México, una situación prerrevolucionaria
El 1 de septiembre diputados y senadores de la oposición impidieron que el presidente Vicente Fox leyese en el Parlamento su sexto y último informe preceptivo. El 15, ocupado el Zócalo por los seguidores del candidato perdedor, el presidente no pudo dar el tradicional "grito" desde el palacio nacional, desplazándose para la ceremonia a Dolores Hidalgo. El candidato de la coalición electoral de izquierda que encabeza el PRD, Andrés Manuel López Obrador, ha rechazado por fraudulento el resultado de las elecciones, una sospecha que en México con sus antecedentes encuentra amplia credibilidad, máxime cuando en 1988 Salinas arrebató de manera espuria la presidencia al ingeniero Cuauhtémoc Cárdenas.
En el momento en que el tribunal electoral sentenció de manera irrevocable el triunfo de Felipe Calderón, el candidato perdedor se designó "presidente legítimo", de modo que hoy México tiene un "presidente electo" que tomará posesión el 1 de diciembre, y un autoproclamado "presidente legítimo", del que nadie sabe qué papel jugará en el futuro. En un sistema presidencialista, el candidato perdedor, al no ser miembro del Parlamento ni ocupar ninguna otra posición institucional, desaparece de la vida política. Ello explicaría en buena parte la tozudez del candidato perdedor, pero no que haya llegado a romper con el principio de legalidad, cuestionando las instituciones establecidas que, justamente, es lo que caracteriza a la incubación de un proceso revolucionario. El enfrentamiento de "dos poderes", uno institucional y otro en la calle, describiría, al menos formalmente, una situación revolucionaria.
En los casi dos siglos de independencia, escasísimos han sido los periodos de democracia -los años de la presidencia de Benito Juárez, los meses de la de Francisco I. Madero- hasta las elecciones de 2000, que permitió acabar con 70 años de poder exclusivo de un partido que, apoyándose en la legitimidad revolucionaria y cumpliendo estrictamente con el principio de no reelección, mantuvo una llamativa estabilidad institucional. Férreo control político, pero manteniendo la ficción democrática con elecciones truncadas y partidos de oposición integrados en el sistema, que sin duda ha facilitado la actual transición, unido a un crecimiento económico considerable hasta finales de los setenta, en que quiebra el modelo de desarrollo dirigido por el Estado, pero que había permitido una amplia movilidad social que creó las clases medias sobre las que hoy se apoya la naciente democracia.

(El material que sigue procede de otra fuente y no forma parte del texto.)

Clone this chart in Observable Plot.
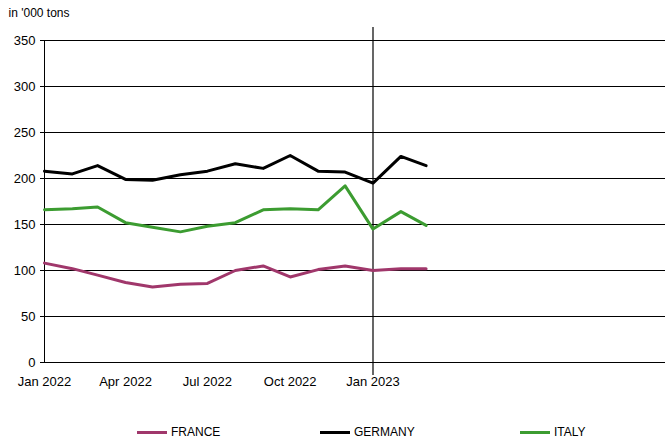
<!DOCTYPE html>
<html><head><meta charset="utf-8">
<script src="https://cdn.jsdelivr.net/npm/d3@7"></script>
<script src="https://cdn.jsdelivr.net/npm/@observablehq/plot@0.6"></script>
<style>
body{margin:0;background:#fff;font-family:"Liberation Sans",Arial,sans-serif;}
#legend{display:flex;font-size:12px;color:#000;height:30px;align-items:center;position:relative;margin-top:12px;}
.item{position:absolute;display:flex;align-items:center;gap:4px;}
.sw{width:30px;height:3px;display:inline-block;}
</style></head>
<body>
<div id="chart"></div>
<div id="legend"></div>
<script>
const MONTHS = ["2022-01","2022-02","2022-03","2022-04","2022-05","2022-06","2022-07","2022-08","2022-09","2022-10","2022-11","2022-12","2023-01","2023-02","2023-03"];
const FRANCE = [108,102,95,87,82,85,86,100,105,93,101,105,100,102,102];
const GERMANY = [208,205,214,199,198,204,208,216,211,225,208,207,195,224,214];
const ITALY = [166,167,169,152,147,142,148,152,166,167,166,192,145,164,149];
const SERIES = [
  {name: "FRANCE", values: FRANCE, color: "#a0376b", lx: 137},
  {name: "GERMANY", values: GERMANY, color: "#000000", lx: 320},
  {name: "ITALY", values: ITALY, color: "#3c9c31", lx: 520},
];
const X_TICKS = ["2022-01","2022-04","2022-07","2022-10","2023-01"];

const parse = d3.utcParse("%Y-%m");
const rows = SERIES.flatMap(s => s.values.map((v, i) => ({series: s.name, date: parse(MONTHS[i]), value: v})));

const plot = Plot.plot({
  width: 667, height: 405,
  marginLeft: 44, marginRight: 2, marginTop: 40, marginBottom: 43,
  style: {fontFamily: '"Liberation Sans", Arial, sans-serif', fontSize: "13px", color: "#000"},
  x: {type: "utc", domain: [parse("2022-01"), new Date(Date.UTC(2023, 10, 22))],
      ticks: X_TICKS.map(parse), tickFormat: d3.utcFormat("%b %Y"), tickSize: 0, tickPadding: 14, label: null},
  y: {domain: [0, 350], ticks: d3.range(0, 351, 50), tickSize: 4, label: null},
  color: {domain: SERIES.map(s => s.name), range: SERIES.map(s => s.color)},
  marks: [
    Plot.gridY(d3.range(50, 351, 50), {stroke: "#000", strokeOpacity: 1, strokeWidth: 1}),
    Plot.ruleY([0], {stroke: "#000"}),
    Plot.ruleX([parse("2022-01")], {y1: 0, y2: 350, stroke: "#000"}),
    Plot.ruleX([parse("2023-01")], {y1: -14, y2: 364, stroke: "#000", strokeWidth: 1.2, clip: false}),
    Plot.line(rows, {x: "date", y: "value", z: "series", stroke: "series", strokeWidth: 3}),
    Plot.text(["in '000 tons"], {frameAnchor: "top-left", dx: -36, dy: -32, textAnchor: "start", fontSize: 12}),
  ],
});
document.getElementById("chart").append(plot);

const lg = document.getElementById("legend");
for (const s of SERIES) {
  const d = document.createElement("div");
  d.className = "item";
  d.style.left = s.lx + "px";
  d.innerHTML = `<span class="sw" style="background:${s.color}"></span><span>${s.name}</span>`;
  lg.append(d);
}
</script>
</body></html>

La revolución de 1910, tras el largo periodo de estabilidad política que proporcionó el porfiriato, con un crecimiento económico importante, que en sus dos últimas décadas se distinguió por una enorme concentración de riqueza y la influencia creciente del capital extranjero, estalla en el momento en que se quiere dar paso a una democracia. Cierto que el México de hoy poco tiene que ver con el de comienzos del siglo pasado: de 15 millones de habitantes se ha pasado a más 100, un dato que no hace la situación más manejable; pero entonces sólo el 28% de la población sabía leer y escribir y hoy es el 24% el número de analfabetos; la población urbana ha pasado del 29% al 75%; y si en 1910, el 67% trabajaba en la agricultura, hoy lo hacen menos del 20%, ocupada la mayor parte, el 55%, en servicios. Pero desde que México se abrió a la economía mundial al integrarse en el GATT en 1986 y a Estados Unidos con el Tratado de Libre Comercio en 1995, ha aumentado la concentración de la riqueza, la movilidad social se ha estancado y las clases medias han ido perdiendo posiciones.
Con todo, dos son las diferencias fundamentales que no hacen creíble que se repitan los acontecimientos. Además de contar hoy con una numerosa clase media que desempeña un papel estabilizador, el Ejército está en condiciones de reprimir cualquier insurrección, a diferencia del de don Porfirio, que lo había mantenido en sus mínimos para evitar que se le sublevase; la segunda, que Estados Unidos, si fuese necesario, intervendría a favor del orden constituido, y no como en 1910 apoyando a determinadas familias revolucionarias. Lo que más impresiona al que recorra el país en este mes de septiembre es la tranquilidad distante con la que la población observa hechos tan graves, pese a que, como es natural, llenen los periódicos y los programas televisivos. Algo que permite muy diversas interpretaciones.